Sutherland Automotive Speedway
- Location: Saskatoon, Saskatchewan
- Coordinates: 52°13′06″N 106°39′39″W﻿ / ﻿52.218256°N 106.660895°W
- Capacity: Grandstand: 3,319
- Owner: Saskatoon Stock Car Racing Ass. (2006–present)
- Operator: Saskatoon Stock Car Racing Ass. (2006–present)
- Broke ground: April 2005; 20 years ago
- Opened: June 2006; 19 years ago
- Former names: Auto Clearing Motor Speedway Wyant Group Raceway
- Major events: Former: NASCAR Canada Series Leland Industries 250 (2009–2019, 2022–2025) CASCAR West Series (2006)
- Website: https://sutherlandautomotivespeedway.ca/

Paved Oval (2006–present)
- Surface: Asphalt
- Length: 0.536 km (0.333 mi)
- Banking: Progressive banking Straightaways: 5° Corners: 7, 9.5, 11°

= Sutherland Automotive Speedway =

Motor speedway in Saskatoon, Saskatchewan

Sutherland Automotive Speedway (formerly Wyant Group Raceway and Auto Clearing Motor Speedway) is a paved oval auto racing facility just north of Saskatoon, Saskatchewan, Canada. It is owned and operated by the Saskatoon Stock Car Racing Association Ltd. (SSCRA).

SSCRA was formed in 1954 and initially operated out of the 8th Street Racing Oval, The Motordrome, near what is now McKercher Drive and Moss Avenue in Saskatoon. The Motordrome's last year of operation was 1969, after which it was removed to make way for residential development.

The SSCRA ran out of the Exhibition grounds grandstand in 1970, but area residents complained about the noise, dust and traffic. The SSCRA subsequently made a deal to purchase land for Bridge City Speedway in what is now the Evergreen neighborhood of Saskatoon.
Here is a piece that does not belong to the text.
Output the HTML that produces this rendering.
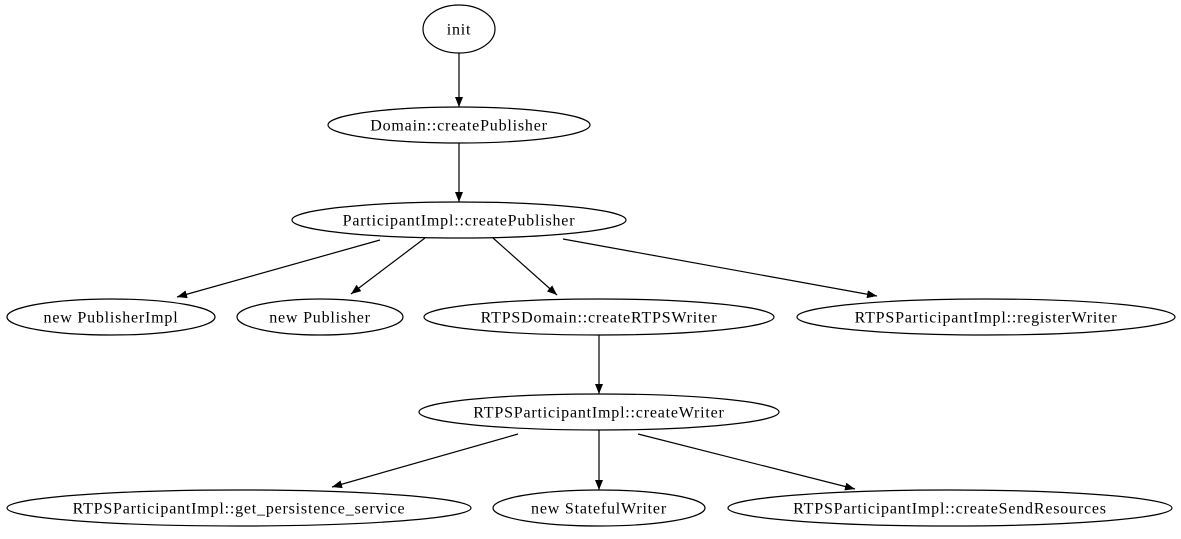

The original Bridge City Speedway, located southeast of Saskatoon, was in operation from 1971 until 2005. The city annexed the property in 2000, incorporating it into the city limits. The SSCRA was notified at that time that the land would be re-allocated for development and they must look at relocating again.

In 2004, SSCRA acquired a new 35 acre site just north of the city limits, near the junction of Highways 11 and 12. Construction of the new 0.333 mi walled track with progressive banking began April 2005. The track opened in July 2006, a year ahead of schedule.

Sutherland Automotive Speedway has several racing classes, they are Sport Compact Mini Stock, Pro Truck, Sportsman, Street Stock, Pro Late Model, Legends, and Bandeleros, but its premier event is the NASCAR Canada Series. The NASCAR Canada series has made a stop in Saskatoon for a Wednesday night race, the Bayer Crop Sciences Velocity Prairie Thunder, since 2009. The schedule was interrupted in 2020 and 2021 by the Coronavirus Covid 19 pandemic, but is back on the schedule for 2022 with the Leland Industries Twin 125's on July 27, 2022.